:: Direction ::
Write out the listing below exactly, and omit any images you find in it.

■ ■ ■ ■ ■

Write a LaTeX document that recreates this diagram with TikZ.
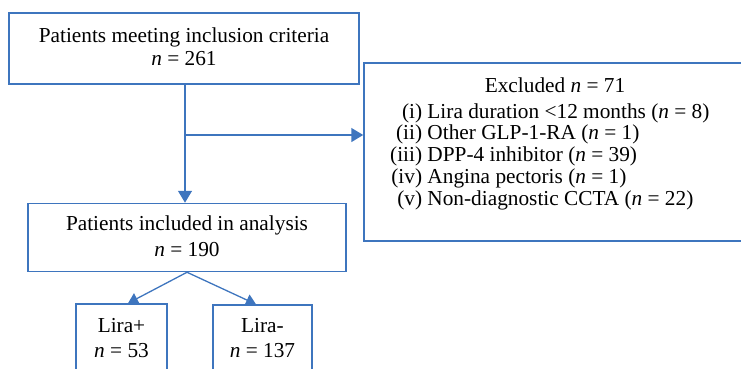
\documentclass[tikz,border=0pt]{standalone}
\usepackage{fontspec}
\setmainfont{Liberation Serif}
\usetikzlibrary{arrows.meta,calc}
\definecolor{flowblue}{RGB}{62,117,190}
\begin{document}
\begin{tikzpicture}[x=1pt,y=-1pt,
  box/.style={draw=flowblue,line width=1.5pt,rectangle,inner sep=0pt},
  txt/.style={inner sep=0pt,font=\fontsize{21.3}{24}\selectfont,align=center},
  arr/.style={draw=flowblue,line width=1.5pt,-{Triangle[width=14pt,length=12pt]}},
  sarr/.style={draw=flowblue,line width=1.3pt,-{Triangle[width=12pt,length=10pt]}}]
\useasboundingbox (0,0) rectangle (741,368);
% boxes
\node[box,minimum width=350,minimum height=71] (top) at (184,48.5) {};
\node[box,minimum width=318,minimum height=68] (incl) at (187,237.5) {};
\node[box,minimum width=382,minimum height=178] (excl) at (555,152) {};
\node[box,minimum width=91,minimum height=90] (lp) at (121.5,349) {};
\node[box,minimum width=99,minimum height=90] (lm) at (262.5,350) {};
% texts
\node[txt,anchor=base] (toptext1) at (184,42) {Patients meeting inclusion criteria};
\node[txt,anchor=base] (toptext2) at (184,65.7) {\textit{n} = 261};
\node[txt,anchor=base] (incltext1) at (187,230) {Patients included in analysis};
\node[txt,anchor=base] (incltext2) at (187,256) {\textit{n} = 190};
\node[txt,anchor=base] (exclhead) at (555,92) {Excluded \textit{n} = 71};
\node[inner sep=0pt,anchor=base west,font=\fontsize{21.3}{21.75}\selectfont] (excllist) at (390,118)
 {\begin{tabular}[t]{@{}r@{\ }l@{}}
 (i) & Lira duration {<}12 months (\textit{n} = 8)\\
 (ii) & Other GLP-1-RA (\textit{n} = 1)\\
 (iii) & DPP-4 inhibitor (\textit{n} = 39)\\
 (iv) & Angina pectoris (\textit{n} = 1)\\
 (v) & Non-diagnostic CCTA (\textit{n} = 22)
 \end{tabular}};
\node[txt,anchor=base] (lptext1) at (121.5,332) {Lira+};
\node[txt,anchor=base] (lptext2) at (121.5,357) {\textit{n} = 53};
\node[txt,anchor=base] (lmtext1) at (262.5,332) {Lira-};
\node[txt,anchor=base] (lmtext2) at (262.5,357) {\textit{n} = 137};
% connectors
\coordinate (topout) at ([xshift=1pt]top.south);
\coordinate (br) at (185,135);
\draw[arr] (topout) -- (topout |- incl.north);
\draw[arr] (br) -- (br -| excl.west);
\draw[sarr] (incl.south) -- ([xshift=6.5pt]lp.north);
\draw[sarr] (incl.south) -- ([xshift=-6.5pt]lm.north);
\end{tikzpicture}
\end{document}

■ ■ ■ ■ ■

:: Full output ::
Write a LaTeX document that recreates this diagram with TikZ.
\documentclass[tikz,border=0pt]{standalone}
\usepackage{fontspec}
\setmainfont{Liberation Serif}
\usetikzlibrary{arrows.meta,calc}
\definecolor{flowblue}{RGB}{62,117,190}
\begin{document}
\begin{tikzpicture}[x=1pt,y=-1pt,
  box/.style={draw=flowblue,line width=1.5pt,rectangle,inner sep=0pt},
  txt/.style={inner sep=0pt,font=\fontsize{21.3}{24}\selectfont,align=center},
  arr/.style={draw=flowblue,line width=1.5pt,-{Triangle[width=14pt,length=12pt]}},
  sarr/.style={draw=flowblue,line width=1.3pt,-{Triangle[width=12pt,length=10pt]}}]
\useasboundingbox (0,0) rectangle (741,368);
% boxes
\node[box,minimum width=350,minimum height=71] (top) at (184,48.5) {};
\node[box,minimum width=318,minimum height=68] (incl) at (187,237.5) {};
\node[box,minimum width=382,minimum height=178] (excl) at (555,152) {};
\node[box,minimum width=91,minimum height=90] (lp) at (121.5,349) {};
\node[box,minimum width=99,minimum height=90] (lm) at (262.5,350) {};
% texts
\node[txt,anchor=base] (toptext1) at (184,42) {Patients meeting inclusion criteria};
\node[txt,anchor=base] (toptext2) at (184,65.7) {\textit{n} = 261};
\node[txt,anchor=base] (incltext1) at (187,230) {Patients included in analysis};
\node[txt,anchor=base] (incltext2) at (187,256) {\textit{n} = 190};
\node[txt,anchor=base] (exclhead) at (555,92) {Excluded \textit{n} = 71};
\node[inner sep=0pt,anchor=base west,font=\fontsize{21.3}{21.75}\selectfont] (excllist) at (390,118)
 {\begin{tabular}[t]{@{}r@{\ }l@{}}
 (i) & Lira duration {<}12 months (\textit{n} = 8)\\
 (ii) & Other GLP-1-RA (\textit{n} = 1)\\
 (iii) & DPP-4 inhibitor (\textit{n} = 39)\\
 (iv) & Angina pectoris (\textit{n} = 1)\\
 (v) & Non-diagnostic CCTA (\textit{n} = 22)
 \end{tabular}};
\node[txt,anchor=base] (lptext1) at (121.5,332) {Lira+};
\node[txt,anchor=base] (lptext2) at (121.5,357) {\textit{n} = 53};
\node[txt,anchor=base] (lmtext1) at (262.5,332) {Lira-};
\node[txt,anchor=base] (lmtext2) at (262.5,357) {\textit{n} = 137};
% connectors
\coordinate (topout) at ([xshift=1pt]top.south);
\coordinate (br) at (185,135);
\draw[arr] (topout) -- (topout |- incl.north);
\draw[arr] (br) -- (br -| excl.west);
\draw[sarr] (incl.south) -- ([xshift=6.5pt]lp.north);
\draw[sarr] (incl.south) -- ([xshift=-6.5pt]lm.north);
\end{tikzpicture}
\end{document}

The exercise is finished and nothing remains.